=== Dataset content ===

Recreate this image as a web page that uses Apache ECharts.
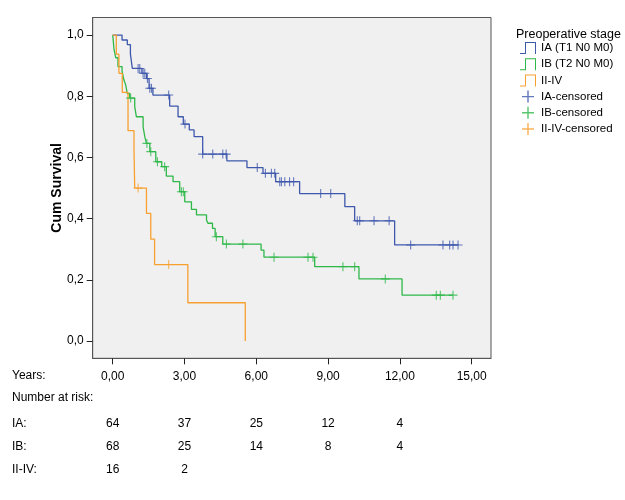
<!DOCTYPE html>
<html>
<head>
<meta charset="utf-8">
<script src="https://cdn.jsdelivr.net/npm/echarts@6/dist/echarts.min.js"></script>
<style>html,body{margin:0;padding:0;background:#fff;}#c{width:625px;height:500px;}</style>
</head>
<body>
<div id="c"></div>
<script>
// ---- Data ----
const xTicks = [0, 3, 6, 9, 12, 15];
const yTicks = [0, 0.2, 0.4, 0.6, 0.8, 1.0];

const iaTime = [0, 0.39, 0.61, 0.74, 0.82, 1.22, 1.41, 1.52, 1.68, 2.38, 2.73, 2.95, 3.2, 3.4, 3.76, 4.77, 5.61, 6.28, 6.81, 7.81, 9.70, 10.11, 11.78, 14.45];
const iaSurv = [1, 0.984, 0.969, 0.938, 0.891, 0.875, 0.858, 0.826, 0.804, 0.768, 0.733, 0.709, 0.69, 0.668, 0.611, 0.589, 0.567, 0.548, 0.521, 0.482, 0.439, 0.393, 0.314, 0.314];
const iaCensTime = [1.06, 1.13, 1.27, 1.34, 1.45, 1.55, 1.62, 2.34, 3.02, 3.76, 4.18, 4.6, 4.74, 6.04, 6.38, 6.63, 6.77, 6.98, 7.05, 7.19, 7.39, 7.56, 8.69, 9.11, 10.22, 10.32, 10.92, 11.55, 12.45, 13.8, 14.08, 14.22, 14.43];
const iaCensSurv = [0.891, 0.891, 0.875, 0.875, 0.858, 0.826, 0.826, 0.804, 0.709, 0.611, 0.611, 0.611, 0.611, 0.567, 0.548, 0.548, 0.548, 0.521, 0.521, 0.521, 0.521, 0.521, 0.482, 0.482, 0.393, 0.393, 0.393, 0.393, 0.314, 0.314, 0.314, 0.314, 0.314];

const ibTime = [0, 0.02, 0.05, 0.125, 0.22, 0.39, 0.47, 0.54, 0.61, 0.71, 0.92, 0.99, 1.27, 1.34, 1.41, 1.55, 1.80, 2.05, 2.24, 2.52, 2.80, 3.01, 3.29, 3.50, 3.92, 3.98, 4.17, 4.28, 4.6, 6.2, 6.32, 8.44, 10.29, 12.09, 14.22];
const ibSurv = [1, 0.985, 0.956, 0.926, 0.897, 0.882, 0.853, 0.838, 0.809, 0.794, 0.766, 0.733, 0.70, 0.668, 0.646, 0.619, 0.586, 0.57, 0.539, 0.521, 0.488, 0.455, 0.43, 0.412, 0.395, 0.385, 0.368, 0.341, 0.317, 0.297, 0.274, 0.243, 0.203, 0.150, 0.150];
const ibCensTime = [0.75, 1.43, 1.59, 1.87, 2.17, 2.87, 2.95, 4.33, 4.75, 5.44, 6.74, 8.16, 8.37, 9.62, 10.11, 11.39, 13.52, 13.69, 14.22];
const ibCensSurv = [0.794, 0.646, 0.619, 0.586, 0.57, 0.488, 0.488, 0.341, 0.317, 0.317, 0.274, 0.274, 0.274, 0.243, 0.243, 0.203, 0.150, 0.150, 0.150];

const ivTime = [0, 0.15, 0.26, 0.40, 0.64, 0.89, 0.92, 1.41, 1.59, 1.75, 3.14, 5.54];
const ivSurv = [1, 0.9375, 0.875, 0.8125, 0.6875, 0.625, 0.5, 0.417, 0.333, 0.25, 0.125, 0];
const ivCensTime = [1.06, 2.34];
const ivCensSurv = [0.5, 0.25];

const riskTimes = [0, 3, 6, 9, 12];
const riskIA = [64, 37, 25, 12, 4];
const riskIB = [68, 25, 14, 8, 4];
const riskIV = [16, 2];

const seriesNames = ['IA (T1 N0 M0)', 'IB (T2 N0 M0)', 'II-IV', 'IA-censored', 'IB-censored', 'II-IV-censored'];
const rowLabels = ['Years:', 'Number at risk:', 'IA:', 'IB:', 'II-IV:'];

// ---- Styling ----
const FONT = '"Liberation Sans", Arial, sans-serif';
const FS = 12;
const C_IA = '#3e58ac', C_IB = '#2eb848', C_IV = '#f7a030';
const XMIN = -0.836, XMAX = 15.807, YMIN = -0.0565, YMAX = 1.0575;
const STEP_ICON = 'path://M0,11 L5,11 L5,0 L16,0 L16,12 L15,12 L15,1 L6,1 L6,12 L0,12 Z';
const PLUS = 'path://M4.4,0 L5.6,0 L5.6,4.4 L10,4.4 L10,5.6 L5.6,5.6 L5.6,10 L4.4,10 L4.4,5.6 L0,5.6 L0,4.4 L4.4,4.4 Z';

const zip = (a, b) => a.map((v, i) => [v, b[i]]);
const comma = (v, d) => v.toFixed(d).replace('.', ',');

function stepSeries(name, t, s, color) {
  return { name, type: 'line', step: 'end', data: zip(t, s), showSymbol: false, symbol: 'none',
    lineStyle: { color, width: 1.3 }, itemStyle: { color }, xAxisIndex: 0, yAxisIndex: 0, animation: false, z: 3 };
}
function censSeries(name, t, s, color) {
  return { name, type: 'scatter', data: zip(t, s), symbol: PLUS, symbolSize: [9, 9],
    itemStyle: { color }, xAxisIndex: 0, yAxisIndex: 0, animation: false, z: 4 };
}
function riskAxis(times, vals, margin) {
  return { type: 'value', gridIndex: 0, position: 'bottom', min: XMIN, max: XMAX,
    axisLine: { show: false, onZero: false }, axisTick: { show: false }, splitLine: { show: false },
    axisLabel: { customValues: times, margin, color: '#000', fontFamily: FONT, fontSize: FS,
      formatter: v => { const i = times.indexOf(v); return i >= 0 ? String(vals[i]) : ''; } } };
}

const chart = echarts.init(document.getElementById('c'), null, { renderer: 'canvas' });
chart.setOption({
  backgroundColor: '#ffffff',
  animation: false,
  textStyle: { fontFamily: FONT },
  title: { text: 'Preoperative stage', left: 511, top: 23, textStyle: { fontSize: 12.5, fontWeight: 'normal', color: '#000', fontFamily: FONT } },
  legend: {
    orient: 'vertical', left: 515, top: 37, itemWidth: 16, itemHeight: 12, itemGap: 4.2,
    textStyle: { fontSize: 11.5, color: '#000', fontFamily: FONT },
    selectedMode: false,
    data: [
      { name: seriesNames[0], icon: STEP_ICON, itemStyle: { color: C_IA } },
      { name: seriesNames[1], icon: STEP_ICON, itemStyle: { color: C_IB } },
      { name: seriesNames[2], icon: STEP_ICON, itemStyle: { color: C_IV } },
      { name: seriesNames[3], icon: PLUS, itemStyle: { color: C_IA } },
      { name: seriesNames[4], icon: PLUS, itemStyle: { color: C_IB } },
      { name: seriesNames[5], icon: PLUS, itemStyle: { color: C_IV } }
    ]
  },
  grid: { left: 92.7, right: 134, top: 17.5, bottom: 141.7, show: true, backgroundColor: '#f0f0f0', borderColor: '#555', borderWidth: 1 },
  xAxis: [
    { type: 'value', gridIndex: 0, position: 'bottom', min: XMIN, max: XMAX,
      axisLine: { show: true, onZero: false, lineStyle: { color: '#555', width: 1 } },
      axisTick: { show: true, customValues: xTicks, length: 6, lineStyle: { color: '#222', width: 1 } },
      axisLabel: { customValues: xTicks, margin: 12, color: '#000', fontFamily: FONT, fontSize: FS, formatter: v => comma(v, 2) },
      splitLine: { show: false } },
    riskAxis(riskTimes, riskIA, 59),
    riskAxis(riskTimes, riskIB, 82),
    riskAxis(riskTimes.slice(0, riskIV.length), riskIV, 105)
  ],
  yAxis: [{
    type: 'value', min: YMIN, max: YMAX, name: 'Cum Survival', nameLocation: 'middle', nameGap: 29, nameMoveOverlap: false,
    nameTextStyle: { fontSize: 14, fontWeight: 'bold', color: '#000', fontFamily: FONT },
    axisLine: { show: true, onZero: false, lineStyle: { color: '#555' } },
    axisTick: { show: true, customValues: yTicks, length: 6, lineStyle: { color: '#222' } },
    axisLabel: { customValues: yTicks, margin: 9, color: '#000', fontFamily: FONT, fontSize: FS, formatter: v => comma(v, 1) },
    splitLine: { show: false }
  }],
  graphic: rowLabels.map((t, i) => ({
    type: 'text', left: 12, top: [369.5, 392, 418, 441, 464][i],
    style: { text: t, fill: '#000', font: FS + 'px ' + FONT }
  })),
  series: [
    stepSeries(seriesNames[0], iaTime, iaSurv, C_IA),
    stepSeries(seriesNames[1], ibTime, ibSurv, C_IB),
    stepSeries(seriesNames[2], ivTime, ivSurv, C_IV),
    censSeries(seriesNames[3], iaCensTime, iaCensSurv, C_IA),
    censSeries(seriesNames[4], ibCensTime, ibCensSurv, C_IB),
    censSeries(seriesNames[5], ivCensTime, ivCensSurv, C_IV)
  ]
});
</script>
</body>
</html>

===

- Aim of the task -
Take the lines from the start of the material to the line with "const yTicks = [0, 0.2, 0.4, 0.6, 0.8, 1.0];", both included, and transcribe them exactly without the pictures.

- Response to this exercise -
Recreate this image as a web page that uses Apache ECharts.
<!DOCTYPE html>
<html>
<head>
<meta charset="utf-8">
<script src="https://cdn.jsdelivr.net/npm/echarts@6/dist/echarts.min.js"></script>
<style>html,body{margin:0;padding:0;background:#fff;}#c{width:625px;height:500px;}</style>
</head>
<body>
<div id="c"></div>
<script>
// ---- Data ----
const xTicks = [0, 3, 6, 9, 12, 15];
const yTicks = [0, 0.2, 0.4, 0.6, 0.8, 1.0];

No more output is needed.